TASK OBJECTIVE:
Copy out the listing that follows, exactly, without its pictures.

GIVEN DATA:

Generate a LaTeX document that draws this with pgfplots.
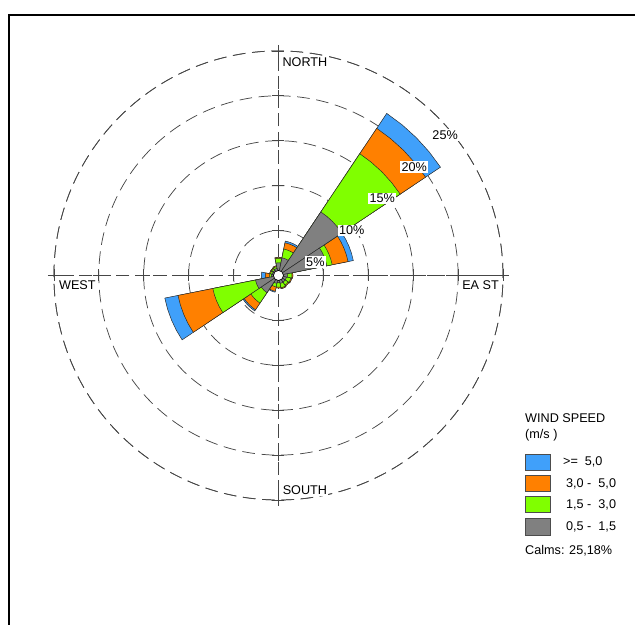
\documentclass[border=0pt]{standalone}
\usepackage{pgfplots}
\pgfplotsset{compat=1.18}
\usepackage{pgfplotstable}
\usepgfplotslibrary{polar}
\usepackage{fontspec}
\setmainfont{Liberation Sans}

\definecolor{cblue}{RGB}{64,160,250}
\definecolor{corange}{RGB}{255,128,0}
\definecolor{cgreen}{RGB}{128,255,0}
\definecolor{cgray}{RGB}{128,128,128}
\definecolor{cline}{RGB}{70,70,70}

\pgfplotsset{petal/.style={draw=black!85, line width=0.35pt}}

% cumulative frequencies (%) per direction (compass degrees)
\pgfplotstableread{
dir   gr   gn   or   bl
0     1.4  1.9  2.0  2.0
22.5  2.0  3.0  3.7  3.9
45    8.5  16.3 19.7 21.7
67.5  5.5  6.1  7.9  8.5
90    1.0  1.5  1.6  1.6
112.5 0.9  1.4  1.5  1.5
135   0.9  1.3  1.4  1.4
157.5 0.9  1.4  1.5  1.5
180   0.8  1.3  1.4  1.4
202.5 0.9  1.3  1.8  1.9
225   2.3  3.7  4.6  4.75
247.5 2.6  7.45 11.4 12.9
270   0.8  1.0  1.45 1.9
292.5 0.7  0.9  1.0  1.0
315   0.7  0.9  1.0  1.0
337.5 0.8  1.0  1.1  1.1
}\rose

\newcommand\petal[3]{%
  \pgfmathsetmacro\aA{90-#1-11.25}%
  \pgfmathsetmacro\aB{90-#1-5.625}%
  \pgfmathsetmacro\aM{90-#1}%
  \pgfmathsetmacro\aC{90-#1+5.625}%
  \pgfmathsetmacro\aD{90-#1+11.25}%
  \edef\tmp{\noexpand\addplot[petal,fill=#3] coordinates {(\aA,0) (\aA,#2) (\aB,#2) (\aM,#2) (\aC,#2) (\aD,#2) (\aD,0)} -- cycle;}%
  \tmp}

\newcommand\layer[2]{%
  \pgfplotsinvokeforeach{0,...,15}{%
    \pgfplotstablegetelem{##1}{dir}\of\rose \let\rdir\pgfplotsretval
    \pgfplotstablegetelem{##1}{#1}\of\rose \let\rrad\pgfplotsretval
    \petal{\rdir}{\rrad}{#2}%
  }}

\begin{document}
\begin{tikzpicture}[font=\fontsize{9.5}{11}\selectfont]
\begin{scope}[x=0.75pt,y=-0.75pt]
\useasboundingbox (0,0) rectangle (636,626);
\end{scope}

\begin{polaraxis}[
  at={(209.25pt,-207pt)}, anchor=center,
  scale only axis, width=337.5pt, height=337.5pt,
  ymin=0, ymax=25,
  xtick={0,90,180,270}, ytick={5,10,15,20,25},
  xticklabels={}, yticklabels={},
  major tick length=0pt,
  xmajorgrids, ymajorgrids,
  x grid style={cline, line width=0.6pt, dash pattern=on 10pt off 4pt},
  y grid style={cline, line width=0.55pt, dash pattern=on 9.5pt off 5pt},
  axis line style={cline, line width=0.55pt, dash pattern=on 9.5pt off 5pt},
  clip=false,
]
\layer{bl}{cblue}
\layer{or}{corange}
\layer{gn}{cgreen}
\layer{gr}{cgray}
\addplot[only marks, mark=+, mark size=4.5pt, mark options={cline, line width=0.55pt, solid}]
  coordinates {(0,5) (0,10) (0,15) (0,20) (0,25)
               (90,5) (90,10) (90,15) (90,20) (90,25)
               (180,5) (180,10) (180,15) (180,20) (180,25)
               (270,5) (270,10) (270,15) (270,20) (270,25)};
\addplot[only marks, mark=*, mark size=3.8pt, mark options={fill=white, draw=black, line width=0.5pt}]
  coordinates {(0,0)};
\end{polaraxis}

\begin{scope}[x=0.75pt,y=-0.75pt]
\draw[line width=1.9pt] (9,626) -- (9,15) -- (636,15);
% compass labels
\node[fill=white, inner sep=1pt] at (305.5,62) {NORTH};
\node[fill=white, inner sep=1pt] at (305.5,491) {SOUTH};
\node[fill=white, inner sep=1pt] at (77.5,286) {WEST};
\node[fill=white, inner sep=1pt] at (481.5,286) {EA ST};
% percentage labels
\node[fill=white, inner sep=1pt] at (446,135) {25\%};
\node[fill=white, inner sep=1pt] at (415,167.5) {20\%};
\node[fill=white, inner sep=1pt] at (383,199) {15\%};
\node[fill=white, inner sep=1pt] at (352.5,231) {10\%};
\node[fill=white, inner sep=1pt] at (316,262.5) {5\%};
% legend
\node[anchor=west, inner sep=0pt] at (526,419) {WIND SPEED};
\node[anchor=west, inner sep=0pt] at (526,436) {(m/s )};
\draw[fill=cblue, draw=black!70, line width=0.6pt] (526,455) rectangle (551,471);
\draw[fill=corange, draw=black!70, line width=0.6pt] (526,476.7) rectangle (551,492.7);
\draw[fill=cgreen, draw=black!70, line width=0.6pt] (526,497.7) rectangle (551,513.3);
\draw[fill=cgray, draw=black!70, line width=0.6pt] (526,519.3) rectangle (551,536);
\node[anchor=west, inner sep=0pt] at (564,463) {>=\ \ 5,0};
\node[anchor=west, inner sep=0pt] at (567,484.7) {3,0 -\ \ 5,0};
\node[anchor=west, inner sep=0pt] at (567,505.5) {1,5 -\ \ 3,0};
\node[anchor=west, inner sep=0pt] at (567,527.7) {0,5 -\ \ 1,5};
\node[anchor=west, inner sep=0pt] at (526,552) {Calms: 25,18\%};
\end{scope}
\end{tikzpicture}
\end{document}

ANSWER BELOW:
Generate a LaTeX document that draws this with pgfplots.
\documentclass[border=0pt]{standalone}
\usepackage{pgfplots}
\pgfplotsset{compat=1.18}
\usepackage{pgfplotstable}
\usepgfplotslibrary{polar}
\usepackage{fontspec}
\setmainfont{Liberation Sans}

\definecolor{cblue}{RGB}{64,160,250}
\definecolor{corange}{RGB}{255,128,0}
\definecolor{cgreen}{RGB}{128,255,0}
\definecolor{cgray}{RGB}{128,128,128}
\definecolor{cline}{RGB}{70,70,70}

\pgfplotsset{petal/.style={draw=black!85, line width=0.35pt}}

% cumulative frequencies (%) per direction (compass degrees)
\pgfplotstableread{
dir   gr   gn   or   bl
0     1.4  1.9  2.0  2.0
22.5  2.0  3.0  3.7  3.9
45    8.5  16.3 19.7 21.7
67.5  5.5  6.1  7.9  8.5
90    1.0  1.5  1.6  1.6
112.5 0.9  1.4  1.5  1.5
135   0.9  1.3  1.4  1.4
157.5 0.9  1.4  1.5  1.5
180   0.8  1.3  1.4  1.4
202.5 0.9  1.3  1.8  1.9
225   2.3  3.7  4.6  4.75
247.5 2.6  7.45 11.4 12.9
270   0.8  1.0  1.45 1.9
292.5 0.7  0.9  1.0  1.0
315   0.7  0.9  1.0  1.0
337.5 0.8  1.0  1.1  1.1
}\rose

\newcommand\petal[3]{%
  \pgfmathsetmacro\aA{90-#1-11.25}%
  \pgfmathsetmacro\aB{90-#1-5.625}%
  \pgfmathsetmacro\aM{90-#1}%
  \pgfmathsetmacro\aC{90-#1+5.625}%
  \pgfmathsetmacro\aD{90-#1+11.25}%
  \edef\tmp{\noexpand\addplot[petal,fill=#3] coordinates {(\aA,0) (\aA,#2) (\aB,#2) (\aM,#2) (\aC,#2) (\aD,#2) (\aD,0)} -- cycle;}%
  \tmp}

\newcommand\layer[2]{%
  \pgfplotsinvokeforeach{0,...,15}{%
    \pgfplotstablegetelem{##1}{dir}\of\rose \let\rdir\pgfplotsretval
    \pgfplotstablegetelem{##1}{#1}\of\rose \let\rrad\pgfplotsretval
    \petal{\rdir}{\rrad}{#2}%
  }}

\begin{document}
\begin{tikzpicture}[font=\fontsize{9.5}{11}\selectfont]
\begin{scope}[x=0.75pt,y=-0.75pt]
\useasboundingbox (0,0) rectangle (636,626);
\end{scope}

\begin{polaraxis}[
  at={(209.25pt,-207pt)}, anchor=center,
  scale only axis, width=337.5pt, height=337.5pt,
  ymin=0, ymax=25,
  xtick={0,90,180,270}, ytick={5,10,15,20,25},
  xticklabels={}, yticklabels={},
  major tick length=0pt,
  xmajorgrids, ymajorgrids,
  x grid style={cline, line width=0.6pt, dash pattern=on 10pt off 4pt},
  y grid style={cline, line width=0.55pt, dash pattern=on 9.5pt off 5pt},
  axis line style={cline, line width=0.55pt, dash pattern=on 9.5pt off 5pt},
  clip=false,
]
\layer{bl}{cblue}
\layer{or}{corange}
\layer{gn}{cgreen}
\layer{gr}{cgray}
\addplot[only marks, mark=+, mark size=4.5pt, mark options={cline, line width=0.55pt, solid}]
  coordinates {(0,5) (0,10) (0,15) (0,20) (0,25)
               (90,5) (90,10) (90,15) (90,20) (90,25)
               (180,5) (180,10) (180,15) (180,20) (180,25)
               (270,5) (270,10) (270,15) (270,20) (270,25)};
\addplot[only marks, mark=*, mark size=3.8pt, mark options={fill=white, draw=black, line width=0.5pt}]
  coordinates {(0,0)};
\end{polaraxis}

\begin{scope}[x=0.75pt,y=-0.75pt]
\draw[line width=1.9pt] (9,626) -- (9,15) -- (636,15);
% compass labels
\node[fill=white, inner sep=1pt] at (305.5,62) {NORTH};
\node[fill=white, inner sep=1pt] at (305.5,491) {SOUTH};
\node[fill=white, inner sep=1pt] at (77.5,286) {WEST};
\node[fill=white, inner sep=1pt] at (481.5,286) {EA ST};
% percentage labels
\node[fill=white, inner sep=1pt] at (446,135) {25\%};
\node[fill=white, inner sep=1pt] at (415,167.5) {20\%};
\node[fill=white, inner sep=1pt] at (383,199) {15\%};
\node[fill=white, inner sep=1pt] at (352.5,231) {10\%};
\node[fill=white, inner sep=1pt] at (316,262.5) {5\%};
% legend
\node[anchor=west, inner sep=0pt] at (526,419) {WIND SPEED};
\node[anchor=west, inner sep=0pt] at (526,436) {(m/s )};
\draw[fill=cblue, draw=black!70, line width=0.6pt] (526,455) rectangle (551,471);
\draw[fill=corange, draw=black!70, line width=0.6pt] (526,476.7) rectangle (551,492.7);
\draw[fill=cgreen, draw=black!70, line width=0.6pt] (526,497.7) rectangle (551,513.3);
\draw[fill=cgray, draw=black!70, line width=0.6pt] (526,519.3) rectangle (551,536);
\node[anchor=west, inner sep=0pt] at (564,463) {>=\ \ 5,0};
\node[anchor=west, inner sep=0pt] at (567,484.7) {3,0 -\ \ 5,0};
\node[anchor=west, inner sep=0pt] at (567,505.5) {1,5 -\ \ 3,0};
\node[anchor=west, inner sep=0pt] at (567,527.7) {0,5 -\ \ 1,5};
\node[anchor=west, inner sep=0pt] at (526,552) {Calms: 25,18\%};
\end{scope}
\end{tikzpicture}
\end{document}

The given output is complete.